## [Problem]
Only lines holding the word "standalone" should be copied from the material.

## [Data to process]

━━━━━━━━━━━━━━━━━━━━

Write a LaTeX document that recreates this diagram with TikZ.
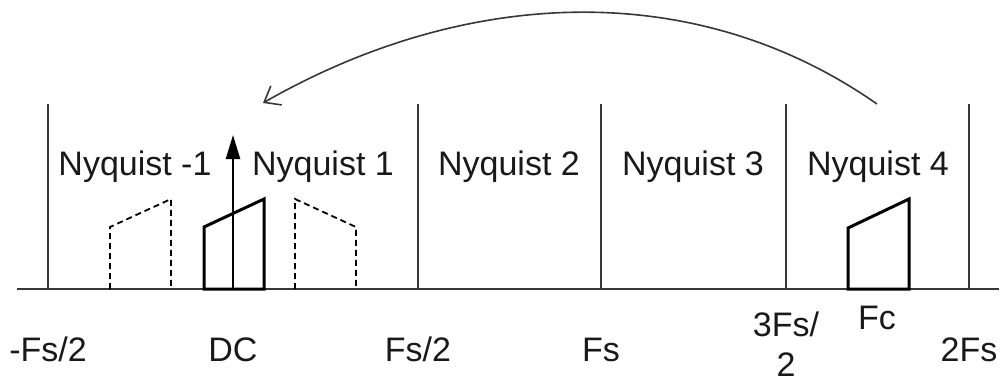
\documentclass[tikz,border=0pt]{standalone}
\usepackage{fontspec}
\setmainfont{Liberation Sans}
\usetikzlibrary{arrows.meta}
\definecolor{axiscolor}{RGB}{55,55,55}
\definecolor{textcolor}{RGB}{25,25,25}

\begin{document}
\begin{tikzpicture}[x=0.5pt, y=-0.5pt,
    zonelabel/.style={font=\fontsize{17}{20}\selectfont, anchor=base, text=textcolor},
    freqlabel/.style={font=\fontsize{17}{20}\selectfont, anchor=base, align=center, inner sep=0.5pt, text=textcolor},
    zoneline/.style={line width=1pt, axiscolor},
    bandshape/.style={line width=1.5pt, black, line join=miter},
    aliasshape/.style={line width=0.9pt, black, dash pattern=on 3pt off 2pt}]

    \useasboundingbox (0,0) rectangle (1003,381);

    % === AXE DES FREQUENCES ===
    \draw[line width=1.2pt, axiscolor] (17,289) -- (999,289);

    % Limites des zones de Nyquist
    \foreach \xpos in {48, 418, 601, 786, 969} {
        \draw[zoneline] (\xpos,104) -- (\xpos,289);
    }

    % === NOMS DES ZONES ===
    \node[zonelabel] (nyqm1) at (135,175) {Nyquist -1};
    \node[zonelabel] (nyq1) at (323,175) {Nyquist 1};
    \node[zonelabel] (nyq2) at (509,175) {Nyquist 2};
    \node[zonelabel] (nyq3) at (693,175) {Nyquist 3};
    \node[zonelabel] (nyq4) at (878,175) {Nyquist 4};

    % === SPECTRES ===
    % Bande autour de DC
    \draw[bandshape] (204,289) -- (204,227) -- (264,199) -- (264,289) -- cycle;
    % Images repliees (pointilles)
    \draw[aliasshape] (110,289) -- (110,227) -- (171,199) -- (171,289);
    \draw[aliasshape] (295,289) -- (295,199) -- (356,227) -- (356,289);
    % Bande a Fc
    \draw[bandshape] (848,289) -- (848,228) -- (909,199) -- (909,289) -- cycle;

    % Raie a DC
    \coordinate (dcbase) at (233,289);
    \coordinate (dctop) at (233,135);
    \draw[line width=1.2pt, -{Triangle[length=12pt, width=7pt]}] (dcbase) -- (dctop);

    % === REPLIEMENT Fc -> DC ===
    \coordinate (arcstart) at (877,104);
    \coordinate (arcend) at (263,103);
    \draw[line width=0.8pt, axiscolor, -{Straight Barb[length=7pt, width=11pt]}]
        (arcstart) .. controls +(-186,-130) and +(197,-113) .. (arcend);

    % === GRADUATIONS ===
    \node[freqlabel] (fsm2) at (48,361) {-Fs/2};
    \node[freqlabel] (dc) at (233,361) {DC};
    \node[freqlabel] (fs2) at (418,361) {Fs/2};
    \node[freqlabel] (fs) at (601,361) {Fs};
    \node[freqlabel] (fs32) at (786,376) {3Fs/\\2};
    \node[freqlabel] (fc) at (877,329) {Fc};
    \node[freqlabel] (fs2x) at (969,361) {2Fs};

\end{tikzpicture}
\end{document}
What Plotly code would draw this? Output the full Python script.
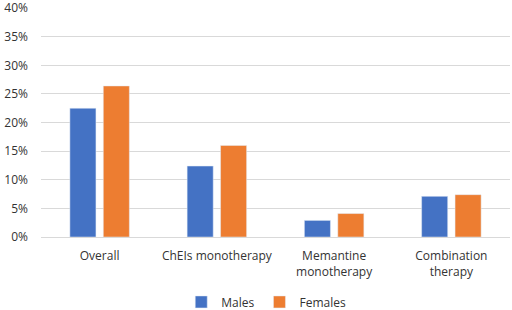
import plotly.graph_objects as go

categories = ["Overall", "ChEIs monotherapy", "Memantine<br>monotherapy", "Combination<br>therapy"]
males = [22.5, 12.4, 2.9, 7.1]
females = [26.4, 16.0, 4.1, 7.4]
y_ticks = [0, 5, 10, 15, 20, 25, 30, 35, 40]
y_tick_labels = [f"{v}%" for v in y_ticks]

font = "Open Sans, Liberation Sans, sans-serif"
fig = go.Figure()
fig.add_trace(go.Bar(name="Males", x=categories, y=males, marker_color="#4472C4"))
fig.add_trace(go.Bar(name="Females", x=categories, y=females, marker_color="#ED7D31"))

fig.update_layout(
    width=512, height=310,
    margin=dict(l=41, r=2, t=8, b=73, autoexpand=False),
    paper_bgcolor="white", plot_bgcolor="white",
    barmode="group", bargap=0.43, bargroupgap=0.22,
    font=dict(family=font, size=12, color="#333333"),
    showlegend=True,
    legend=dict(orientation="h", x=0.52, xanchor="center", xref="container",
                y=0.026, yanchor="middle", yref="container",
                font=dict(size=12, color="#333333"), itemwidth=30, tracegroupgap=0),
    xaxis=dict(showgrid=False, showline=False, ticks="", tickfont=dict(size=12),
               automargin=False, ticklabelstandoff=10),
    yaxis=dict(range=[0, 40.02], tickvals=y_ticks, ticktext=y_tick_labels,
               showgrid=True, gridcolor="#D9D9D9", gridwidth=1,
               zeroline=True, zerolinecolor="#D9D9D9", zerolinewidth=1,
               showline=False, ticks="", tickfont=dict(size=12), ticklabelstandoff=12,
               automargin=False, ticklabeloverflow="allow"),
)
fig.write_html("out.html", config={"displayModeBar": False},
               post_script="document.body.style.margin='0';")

━━━━━━━━━━━━━━━━━━━━

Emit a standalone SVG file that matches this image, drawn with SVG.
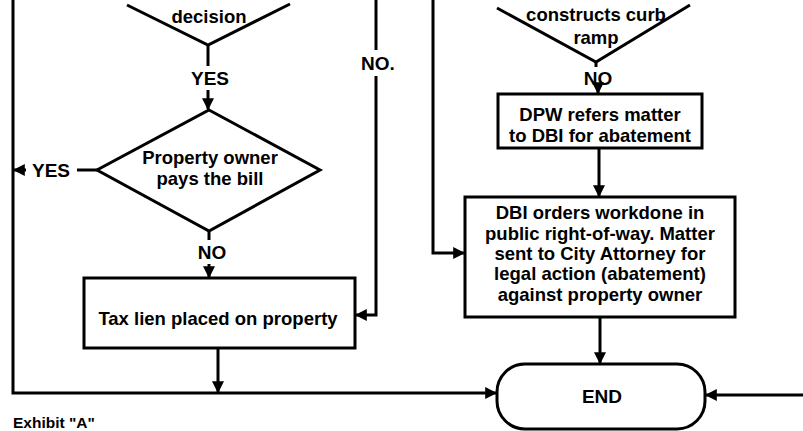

━━━━━━━━━━━━━━━━━━━━

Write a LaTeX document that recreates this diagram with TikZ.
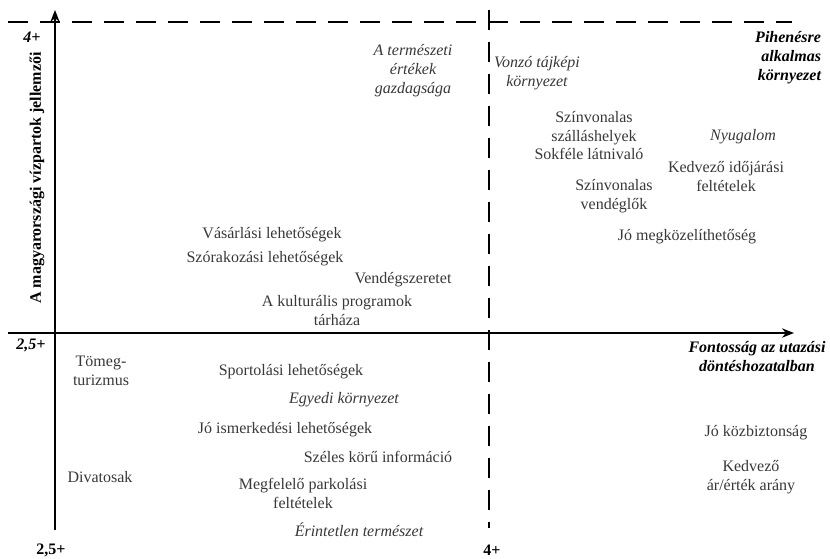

━━━━━━━━━━━━━━━━━━━━

## [Exercise response]
\documentclass[tikz,border=0pt]{standalone}
Emit a standalone SVG file that matches this image, drawn with SVG.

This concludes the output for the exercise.